A força romana era implacável;, em um segundo desembarque, que ocorreu no ano de 195 a.C., o cônsul Marco Porcio Catón, estabeleceu em Emporion um acampamento militar estável que seria a origem de uma nova cidade. Desde então tanto os antigos caminhos como as novas vias que cruzavam o território e as rotas marítimas todos levavam a Roma.
Na antiga Emporion grega as muralhas, localizadas a oeste, foram derrubadas e confundiu-se com a cidade romana. Essa movimentação e concentração de povos e línguas passaram a denominá-la Emporiae. Ao longo de todos esses anos, Ampurias foi a porta de entrada da Espanha. Estamos falando do momento de esplendor no século I e primeira metade do século II de nossa era.

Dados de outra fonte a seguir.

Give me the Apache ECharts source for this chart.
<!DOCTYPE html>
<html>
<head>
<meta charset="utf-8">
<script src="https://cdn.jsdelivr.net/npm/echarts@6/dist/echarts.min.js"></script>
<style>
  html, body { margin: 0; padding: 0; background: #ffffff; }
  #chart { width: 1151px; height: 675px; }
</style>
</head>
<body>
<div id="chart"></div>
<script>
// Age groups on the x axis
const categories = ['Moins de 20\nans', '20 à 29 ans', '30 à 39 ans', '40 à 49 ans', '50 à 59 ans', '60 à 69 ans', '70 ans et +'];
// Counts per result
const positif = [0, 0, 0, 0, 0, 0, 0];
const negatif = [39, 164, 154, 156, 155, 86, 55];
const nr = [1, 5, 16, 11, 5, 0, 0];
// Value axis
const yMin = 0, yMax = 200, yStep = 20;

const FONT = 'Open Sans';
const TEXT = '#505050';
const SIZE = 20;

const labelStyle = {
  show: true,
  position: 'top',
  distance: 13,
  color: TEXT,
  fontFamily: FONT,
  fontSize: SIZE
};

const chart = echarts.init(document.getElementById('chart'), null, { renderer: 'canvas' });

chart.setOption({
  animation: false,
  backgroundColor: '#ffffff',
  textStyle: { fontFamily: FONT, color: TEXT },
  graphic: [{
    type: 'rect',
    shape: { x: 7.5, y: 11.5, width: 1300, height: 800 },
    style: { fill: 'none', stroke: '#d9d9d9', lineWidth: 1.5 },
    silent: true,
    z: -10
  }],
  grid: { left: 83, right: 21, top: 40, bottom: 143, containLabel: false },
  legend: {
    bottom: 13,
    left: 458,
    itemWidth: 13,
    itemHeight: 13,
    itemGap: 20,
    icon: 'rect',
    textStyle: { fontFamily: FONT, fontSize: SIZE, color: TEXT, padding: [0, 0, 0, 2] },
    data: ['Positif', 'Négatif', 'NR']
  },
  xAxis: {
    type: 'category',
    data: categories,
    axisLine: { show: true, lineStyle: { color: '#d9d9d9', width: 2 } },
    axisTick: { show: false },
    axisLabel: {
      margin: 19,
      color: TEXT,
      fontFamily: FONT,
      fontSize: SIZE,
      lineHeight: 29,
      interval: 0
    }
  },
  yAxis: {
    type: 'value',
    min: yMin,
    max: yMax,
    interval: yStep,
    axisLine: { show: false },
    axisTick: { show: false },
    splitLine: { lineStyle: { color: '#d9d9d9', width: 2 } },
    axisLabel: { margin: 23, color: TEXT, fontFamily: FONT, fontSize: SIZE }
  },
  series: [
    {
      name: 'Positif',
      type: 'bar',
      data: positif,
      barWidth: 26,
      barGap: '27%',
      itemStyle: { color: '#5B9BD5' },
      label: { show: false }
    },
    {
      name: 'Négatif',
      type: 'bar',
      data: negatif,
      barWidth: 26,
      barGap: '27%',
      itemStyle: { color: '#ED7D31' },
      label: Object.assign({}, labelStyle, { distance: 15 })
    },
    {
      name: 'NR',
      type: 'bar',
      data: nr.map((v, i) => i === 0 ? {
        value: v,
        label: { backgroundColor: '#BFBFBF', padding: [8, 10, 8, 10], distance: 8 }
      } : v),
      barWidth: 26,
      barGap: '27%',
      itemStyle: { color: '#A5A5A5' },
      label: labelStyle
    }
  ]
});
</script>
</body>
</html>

Mas o mesmo crescimento romano, que fez de Emporiae uma das cidades mais prósperas do Mediterrâneo, acabaria se voltando contra ela; o ímpeto de outras cidades romanas como Tarrraco, atual Tarragona, e Gerunda, a atual Gerona, e a fundação de novas cidades como Barcino, atual Barcelona, transformaria as rotas comerciais. Os navios não mais ancoravam lá. Os jovens mais qualificados e os comerciantes com espírito mais empreendedor emigraram para novos assentamentos.
A Idade Média em Ampurias
O império romano se desintegrou. No século III d.C. a invasão dos francos-alamacos acelerou a decadência da cidade que foi praticamente destruída e não foi mais reconstruída como fizeram com Tarraco e Barcino. A escultura de Asclépio, que nos recebe ao chegarmos ao sítio arqueológico e que ainda hoje é símbolo da cidade, foi jogada, quebrada e abandonada num depósito.

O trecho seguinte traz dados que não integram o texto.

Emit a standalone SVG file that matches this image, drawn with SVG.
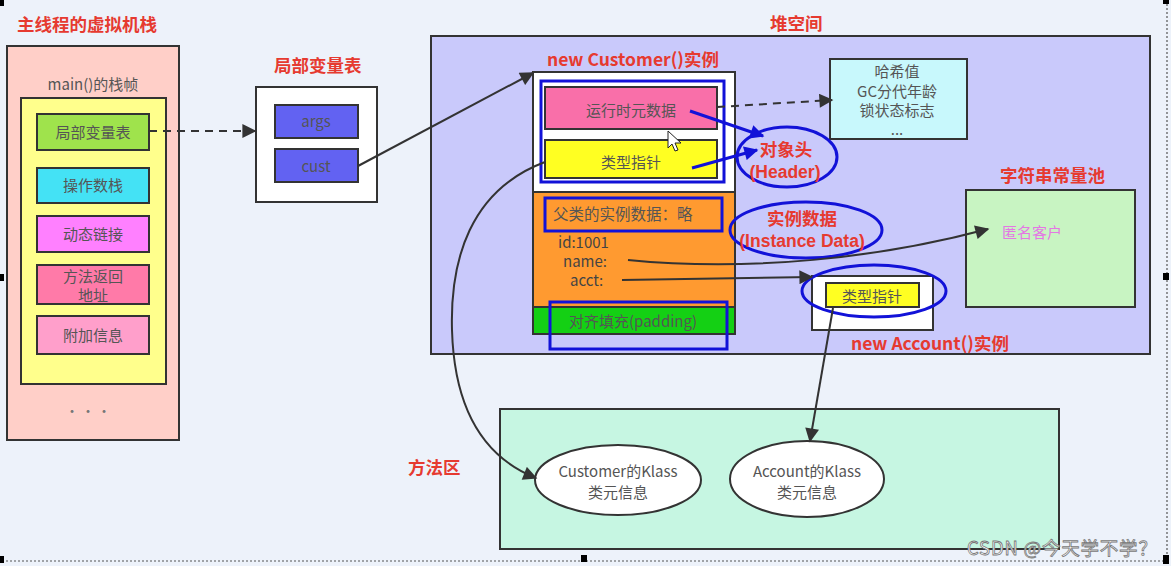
<svg xmlns="http://www.w3.org/2000/svg" width="1171" height="566" viewBox="0 0 1171 566">
<style>
text{font-family:"Noto Sans CJK SC","Noto Sans",sans-serif;}
.title{fill:#e63a30;font-weight:bold;font-size:17.5px;}
.lat{font-family:"Liberation Sans","Noto Sans CJK SC",sans-serif;}
.lbl{fill:#555;font-size:15px;text-anchor:middle;}
.box{stroke:#333;stroke-width:2;}
.blue{fill:none;stroke:#1212d8;stroke-width:3;}
.conn{fill:none;stroke:#333;stroke-width:2;}
.dash{stroke-dasharray:8 6;}
.bconn{fill:none;stroke:#1212d8;stroke-width:3;}
.hdl{fill:#000;}
</style>
<defs>
<marker id="ahl" viewBox="0 0 10 10" refX="9" refY="5" markerWidth="16" markerHeight="14" markerUnits="userSpaceOnUse" orient="auto">
<path d="M0,0 L10,5 L0,10 z" fill="#333"/>
</marker>
<marker id="bah" viewBox="0 0 10 10" refX="9" refY="5" markerWidth="16" markerHeight="14" markerUnits="userSpaceOnUse" orient="auto">
<path d="M0,0 L10,5 L0,10 z" fill="#1212d8"/>
</marker>
</defs>
<rect x="0" y="0" width="1171" height="566" fill="#edf2fa"/>

<!-- screenshot selection frame -->
<g id="frame">
<path d="M1167,0 V561 H0" fill="none" stroke="#555" stroke-width="1.2" stroke-dasharray="2 2"/>
<rect class="hdl" x="0" y="0" width="4" height="6"/>
<rect class="hdl" x="0" y="274" width="4" height="7"/>
<rect class="hdl" x="0" y="556" width="4" height="7"/>
<rect class="hdl" x="581" y="555" width="6" height="7"/>
<rect class="hdl" x="1163" y="555" width="6" height="9"/>
<rect class="hdl" x="1163" y="273" width="6" height="7"/>
<rect class="hdl" x="1163" y="0" width="6" height="4"/>
</g>

<!-- Stack -->
<g id="vm-stack">
<text class="title" x="17" y="31" font-size="18">主线程的虚拟机栈</text>
<rect class="box" x="7" y="46" width="172" height="394" fill="#ffcfc8"/>
<text class="lbl" x="93" y="90" font-size="14" fill="#666">main()的栈帧</text>
<rect class="box" x="21" y="98" width="145" height="286" fill="#ffff8c"/>
<text x="72" y="416" fill="#777" font-size="14" text-anchor="middle">·</text>
<text x="88" y="416" fill="#777" font-size="14" text-anchor="middle">·</text>
<text x="104" y="416" fill="#777" font-size="14" text-anchor="middle">·</text>
</g>
<g id="local-var-item">
<rect class="box" x="37" y="114" width="112" height="36" fill="#9fe34c"/>
<text class="lbl" x="93" y="138">局部变量表</text>
</g>
<g id="operand-stack">
<rect class="box" x="37" y="168" width="112" height="35" fill="#44e2f5"/>
<text class="lbl" x="93" y="191">操作数栈</text>
</g>
<g id="dynamic-link">
<rect class="box" x="37" y="216" width="112" height="36" fill="#ff80ff"/>
<text class="lbl" x="93" y="240">动态链接</text>
</g>
<g id="return-address">
<rect class="box" x="37" y="265" width="112" height="39" fill="#ff7aa8"/>
<text class="lbl" x="93" y="282" font-size="14.5">方法返回</text>
<text class="lbl" x="93" y="301" font-size="14.5">地址</text>
</g>
<g id="extra-info">
<rect class="box" x="37" y="316" width="112" height="38" fill="#ff9fcb"/>
<text class="lbl" x="93" y="341">附加信息</text>
</g>

<!-- Local variable table -->
<g id="local-var-table">
<text class="title" x="274" y="72">局部变量表</text>
<rect class="box" x="256" y="87" width="121" height="115" fill="#ffffff"/>
</g>
<g id="args">
<rect class="box" x="275" y="105" width="83" height="33" fill="#6262f2"/>
<text class="lbl" x="316" y="127" fill="#3c3c8c">args</text>
</g>
<g id="cust">
<rect class="box" x="275" y="149" width="83" height="33" fill="#6262f2"/>
<text class="lbl" x="316" y="172" fill="#3c3c8c">cust</text>
</g>

<!-- Heap -->
<g id="heap">
<text class="title" x="770" y="30">堆空间</text>
<rect class="box" x="431" y="36" width="719" height="318" fill="#c9c9fb"/>
</g>

<g id="customer-instance">
<text class="title" x="547" y="66" font-size="16.5">new Customer()实例</text>
<rect class="box" x="533" y="72" width="202" height="262" fill="#ffffff"/>
<rect x="533" y="192" width="202" height="115" fill="#ff9a30" stroke="#333" stroke-width="2"/>
<rect x="533" y="307" width="202" height="27" fill="#14d014" stroke="#333" stroke-width="2"/>
<rect class="blue" x="541" y="81" width="183" height="101"/>
</g>
<g id="runtime-metadata">
<rect class="box" x="545" y="87" width="172" height="42" fill="#f96fa9"/>
<text class="lbl" x="631" y="116" font-size="16">运行时元数据</text>
</g>
<g id="type-pointer">
<rect class="box" x="545" y="140" width="172" height="38" fill="#ffff22"/>
<text class="lbl" x="631" y="168" font-size="15.5">类型指针</text>
</g>
<g id="parent-data">
<rect class="blue" x="545" y="198" width="177" height="33"/>
<text x="553" y="220" font-size="15.5" fill="#555">父类的实例数据：略</text>
</g>
<g id="fields">
<text x="558" y="248" font-size="15" fill="#444">id:1001</text>
<text x="563" y="267" font-size="15" fill="#444">name:</text>
<text x="570" y="286" font-size="15" fill="#444">acct:</text>
</g>
<g id="padding">
<rect class="blue" x="550" y="302" width="177" height="47"/>
<text x="633" y="327" font-size="15" fill="#555" text-anchor="middle">对齐填充(padding)</text>
</g>

<g id="mark-word">
<rect class="box" x="830" y="59" width="137" height="80" fill="#c8f8fc"/>
<text class="lbl" x="897" y="77" font-size="13">哈希值</text>
<text class="lbl" x="897" y="96.5" font-size="13">GC分代年龄</text>
<text class="lbl" x="897" y="116" font-size="13">锁状态标志</text>
<text class="lbl" x="897" y="135" font-size="13" font-family="Liberation Sans, sans-serif">...</text>
</g>

<g id="header-ellipse">
<ellipse class="blue" cx="787" cy="157" rx="50" ry="30"/>
<text class="title" x="786" y="156" font-size="15.5" text-anchor="middle">对象头</text>
<text class="title lat" x="785" y="178" font-size="17.5" text-anchor="middle">(Header)</text>
</g>

<g id="instance-data-ellipse">
<ellipse class="blue" cx="806" cy="230" rx="76" ry="28"/>
<text class="title" x="802" y="225" font-size="15.5" text-anchor="middle">实例数据</text>
<text class="title lat" x="802" y="247" font-size="17.5" text-anchor="middle">(Instance Data)</text>
</g>

<g id="string-pool">
<text class="title" x="1000" y="182">字符串常量池</text>
<rect class="box" x="966" y="190" width="169" height="117" fill="#c8f4c2"/>
<text x="1002" y="238" font-size="15" fill="#e477e4">匿名客户</text>
</g>

<g id="account-instance">
<rect class="box" x="812" y="276" width="121" height="54" fill="#ffffff"/>
<rect class="box" x="826" y="283" width="93" height="24" fill="#ffff22"/>
<text class="lbl" x="872" y="302" font-size="15">类型指针</text>
<ellipse class="blue" cx="874" cy="291" rx="72" ry="26"/>
<text class="title" x="851" y="350" font-size="16.5">new Account()实例</text>
</g>

<!-- Method area -->
<g id="method-area">
<text class="title" x="408" y="474">方法区</text>
<rect class="box" x="500" y="409" width="559" height="140" fill="#c6f6e2"/>
</g>
<g id="customer-klass">
<ellipse class="box" cx="618" cy="480" rx="83" ry="35" fill="#ffffff"/>
<text class="lbl" x="618" y="477">Customer的Klass</text>
<text class="lbl" x="618" y="498">类元信息</text>
</g>
<g id="account-klass">
<ellipse class="box" cx="807" cy="479" rx="77" ry="38" fill="#ffffff"/>
<text class="lbl" x="807" y="477">Account的Klass</text>
<text class="lbl" x="807" y="498">类元信息</text>
</g>

<!-- Connectors -->
<g id="connectors">
<path class="conn dash" d="M149,131 L255,131" marker-end="url(#ahl)"/>
<path class="conn dash" d="M717,107 L832,100" marker-end="url(#ahl)"/>
<path class="conn" d="M358,166 L533,73" marker-end="url(#ahl)"/>
<path class="conn" d="M545,162 C 470,190 450,260 452,330 C 454,400 478,455 536,478" marker-end="url(#ahl)"/>
<path class="conn" d="M628,260 C 750,272 880,258 988,229" marker-end="url(#ahl)"/>
<path class="conn" d="M622,280 L812,277" marker-end="url(#ahl)"/>
<path class="conn" d="M833,308 L810,441" marker-end="url(#ahl)"/>
<path class="bconn" d="M690,111 L763,136" marker-end="url(#bah)"/>
<path class="bconn" d="M692,168 L757,150" marker-end="url(#bah)"/>
</g>

<!-- mouse cursor -->
<g id="cursor">
<path d="M668,131 L668,148 L672,144 L675,151 L678,150 L675,143 L681,143 z" fill="#ffffff" stroke="#222" stroke-width="1"/>
</g>

<text x="967" y="555" font-size="18.5" letter-spacing="0.8" fill="#ffffff" stroke="#777" stroke-width="0.8">CSDN @今天学不学？</text>
</svg>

Emporiae, agora separada da primeira cidade grega, nunca perdeu seu privilégio. A nomearam capital do condado e sede de um arcebispado e a batizaram com o novo nome de San Martin de Ampurias.

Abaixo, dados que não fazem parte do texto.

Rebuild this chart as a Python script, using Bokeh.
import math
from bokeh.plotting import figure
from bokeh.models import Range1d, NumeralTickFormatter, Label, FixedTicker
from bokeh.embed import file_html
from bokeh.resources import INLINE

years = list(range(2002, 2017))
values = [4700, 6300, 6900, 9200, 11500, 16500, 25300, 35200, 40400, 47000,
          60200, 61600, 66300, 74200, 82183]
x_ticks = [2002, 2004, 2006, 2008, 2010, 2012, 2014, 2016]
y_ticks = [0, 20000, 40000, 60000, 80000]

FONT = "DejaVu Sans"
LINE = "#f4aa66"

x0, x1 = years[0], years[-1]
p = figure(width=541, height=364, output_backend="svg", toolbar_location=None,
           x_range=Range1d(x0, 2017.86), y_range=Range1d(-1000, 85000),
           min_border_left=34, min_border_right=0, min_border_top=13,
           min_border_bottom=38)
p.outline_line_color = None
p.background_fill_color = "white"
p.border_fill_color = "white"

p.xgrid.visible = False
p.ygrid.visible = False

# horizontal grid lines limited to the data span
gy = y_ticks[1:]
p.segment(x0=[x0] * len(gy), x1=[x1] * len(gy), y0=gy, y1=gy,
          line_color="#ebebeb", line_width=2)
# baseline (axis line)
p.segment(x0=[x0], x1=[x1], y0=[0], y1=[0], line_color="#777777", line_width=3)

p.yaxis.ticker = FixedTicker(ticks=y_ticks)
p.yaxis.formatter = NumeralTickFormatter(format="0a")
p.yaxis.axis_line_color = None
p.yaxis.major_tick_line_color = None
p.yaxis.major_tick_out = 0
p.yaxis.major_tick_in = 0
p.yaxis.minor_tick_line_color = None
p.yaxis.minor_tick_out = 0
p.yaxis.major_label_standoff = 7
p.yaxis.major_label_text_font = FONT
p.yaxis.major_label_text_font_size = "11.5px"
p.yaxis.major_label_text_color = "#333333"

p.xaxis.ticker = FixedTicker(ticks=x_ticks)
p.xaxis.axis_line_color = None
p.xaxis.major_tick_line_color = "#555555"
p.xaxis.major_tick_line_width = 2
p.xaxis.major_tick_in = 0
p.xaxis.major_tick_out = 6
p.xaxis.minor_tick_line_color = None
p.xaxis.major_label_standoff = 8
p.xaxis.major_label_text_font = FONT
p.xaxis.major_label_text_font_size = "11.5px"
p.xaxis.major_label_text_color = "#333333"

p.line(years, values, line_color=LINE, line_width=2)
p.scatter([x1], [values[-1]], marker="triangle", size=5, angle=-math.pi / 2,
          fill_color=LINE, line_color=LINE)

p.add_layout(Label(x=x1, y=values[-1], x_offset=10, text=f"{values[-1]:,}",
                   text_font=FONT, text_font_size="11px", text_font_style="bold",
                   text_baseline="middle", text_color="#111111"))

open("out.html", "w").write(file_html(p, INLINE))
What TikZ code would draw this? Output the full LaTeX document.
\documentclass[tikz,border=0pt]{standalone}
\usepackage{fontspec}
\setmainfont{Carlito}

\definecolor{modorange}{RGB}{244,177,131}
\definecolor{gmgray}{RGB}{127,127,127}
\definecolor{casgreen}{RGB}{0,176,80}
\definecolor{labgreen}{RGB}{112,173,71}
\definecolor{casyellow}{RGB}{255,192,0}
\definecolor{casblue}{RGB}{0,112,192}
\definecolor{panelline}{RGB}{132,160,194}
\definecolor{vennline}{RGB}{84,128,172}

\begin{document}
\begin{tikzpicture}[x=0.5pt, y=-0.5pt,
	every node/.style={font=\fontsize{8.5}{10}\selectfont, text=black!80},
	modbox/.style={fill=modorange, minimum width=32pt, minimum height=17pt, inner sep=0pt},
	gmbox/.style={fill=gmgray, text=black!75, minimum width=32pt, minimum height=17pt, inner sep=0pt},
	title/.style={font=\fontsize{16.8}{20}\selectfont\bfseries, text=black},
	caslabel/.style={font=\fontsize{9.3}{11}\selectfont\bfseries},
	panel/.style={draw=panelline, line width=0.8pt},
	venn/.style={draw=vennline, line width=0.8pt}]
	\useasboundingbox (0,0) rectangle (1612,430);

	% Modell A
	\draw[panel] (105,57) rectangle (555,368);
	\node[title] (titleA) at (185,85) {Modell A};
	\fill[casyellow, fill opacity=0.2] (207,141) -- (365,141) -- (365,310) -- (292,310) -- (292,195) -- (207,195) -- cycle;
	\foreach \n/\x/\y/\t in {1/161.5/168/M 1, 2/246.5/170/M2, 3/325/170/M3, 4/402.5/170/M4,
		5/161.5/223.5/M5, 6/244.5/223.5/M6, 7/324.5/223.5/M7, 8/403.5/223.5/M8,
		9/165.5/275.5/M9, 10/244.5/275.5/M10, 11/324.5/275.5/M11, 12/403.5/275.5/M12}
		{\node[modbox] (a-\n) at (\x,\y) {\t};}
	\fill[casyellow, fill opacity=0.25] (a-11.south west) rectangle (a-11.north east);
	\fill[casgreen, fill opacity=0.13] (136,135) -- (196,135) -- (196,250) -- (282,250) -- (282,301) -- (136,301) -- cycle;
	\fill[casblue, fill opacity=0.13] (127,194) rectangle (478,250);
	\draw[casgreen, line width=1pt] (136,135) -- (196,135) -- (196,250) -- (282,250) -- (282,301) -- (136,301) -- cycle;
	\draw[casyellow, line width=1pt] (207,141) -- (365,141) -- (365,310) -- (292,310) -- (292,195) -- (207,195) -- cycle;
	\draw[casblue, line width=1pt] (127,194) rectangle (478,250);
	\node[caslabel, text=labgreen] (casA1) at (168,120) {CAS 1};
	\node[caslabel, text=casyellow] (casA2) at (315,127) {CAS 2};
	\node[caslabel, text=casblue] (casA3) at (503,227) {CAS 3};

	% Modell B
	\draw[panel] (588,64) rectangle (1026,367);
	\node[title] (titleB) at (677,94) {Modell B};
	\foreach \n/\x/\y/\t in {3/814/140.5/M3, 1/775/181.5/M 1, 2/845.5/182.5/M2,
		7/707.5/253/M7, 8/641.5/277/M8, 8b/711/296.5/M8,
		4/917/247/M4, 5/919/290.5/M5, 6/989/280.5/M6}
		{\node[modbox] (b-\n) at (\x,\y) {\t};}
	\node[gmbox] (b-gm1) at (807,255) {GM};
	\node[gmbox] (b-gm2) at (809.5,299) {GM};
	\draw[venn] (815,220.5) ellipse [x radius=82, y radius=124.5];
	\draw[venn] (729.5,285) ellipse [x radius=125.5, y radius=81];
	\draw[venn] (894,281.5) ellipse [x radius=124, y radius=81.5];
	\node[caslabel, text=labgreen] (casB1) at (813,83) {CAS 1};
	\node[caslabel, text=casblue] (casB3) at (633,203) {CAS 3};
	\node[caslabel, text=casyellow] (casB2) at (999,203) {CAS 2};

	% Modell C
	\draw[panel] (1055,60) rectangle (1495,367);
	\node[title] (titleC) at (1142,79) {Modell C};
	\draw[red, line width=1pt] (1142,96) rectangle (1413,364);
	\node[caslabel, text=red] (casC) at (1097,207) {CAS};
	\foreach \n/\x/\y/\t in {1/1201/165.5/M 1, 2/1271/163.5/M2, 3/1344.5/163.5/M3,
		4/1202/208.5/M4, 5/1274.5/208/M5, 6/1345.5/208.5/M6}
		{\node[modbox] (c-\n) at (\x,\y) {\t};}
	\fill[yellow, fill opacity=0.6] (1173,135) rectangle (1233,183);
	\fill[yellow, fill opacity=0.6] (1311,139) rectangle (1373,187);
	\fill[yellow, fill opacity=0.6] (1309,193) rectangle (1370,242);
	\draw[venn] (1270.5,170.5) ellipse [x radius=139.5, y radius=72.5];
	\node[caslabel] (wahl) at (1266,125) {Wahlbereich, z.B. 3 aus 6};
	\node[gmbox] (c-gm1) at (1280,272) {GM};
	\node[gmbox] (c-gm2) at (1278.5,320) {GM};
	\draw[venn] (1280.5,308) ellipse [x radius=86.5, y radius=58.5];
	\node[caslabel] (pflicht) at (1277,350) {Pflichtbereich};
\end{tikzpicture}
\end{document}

Mas o peso inexorável do tempo foi deixando sua marca. O perfil da costa mudou; a pequena ilha, onde se levantou San Martin de Ampurias e que tinha dado proteção a muitas gerações desde a chegada dos primeiros navegantes focenses, acabou ligando-se a terra firme. No século VII uma invasão da Normandia acabou destruindo-a. Ampurias, meio desabitada e reduzida ao antigo povoado de San Martin perdeu seu esplendor, inclusive sua condição de capital do condado, que foi transferida para outro local. Os anos e os séculos transcorreram com lentidão, a obscuridade absoluta que cobria a antiga escultura de Asclépio não era mais que o reflexo agudo da penumbra que rodeava o que tinha sido seu mundo.
As escavações
Nos últimos anos do século XIX e nos primeiros anos do século XX, a atenção que arqueólogos como Joaquim Bonet (de Gerona) e o alemão Adolfo Schulter deram às ruínas serviram de estimulo para o início das escavações científicas que vêm sendo desenvolvidas ininterruptamente desde 1908. Recuperar Ampurias é resgatar uma parte fundamental de nossa memória coletiva.
Nota
A revista esfinge agradece o serviço de documentação do Museu de Ampurias a excelente bibliografia e audiovisuais que foram produzidos nestes últimos anos, a partir deles foi possível escrever este texto.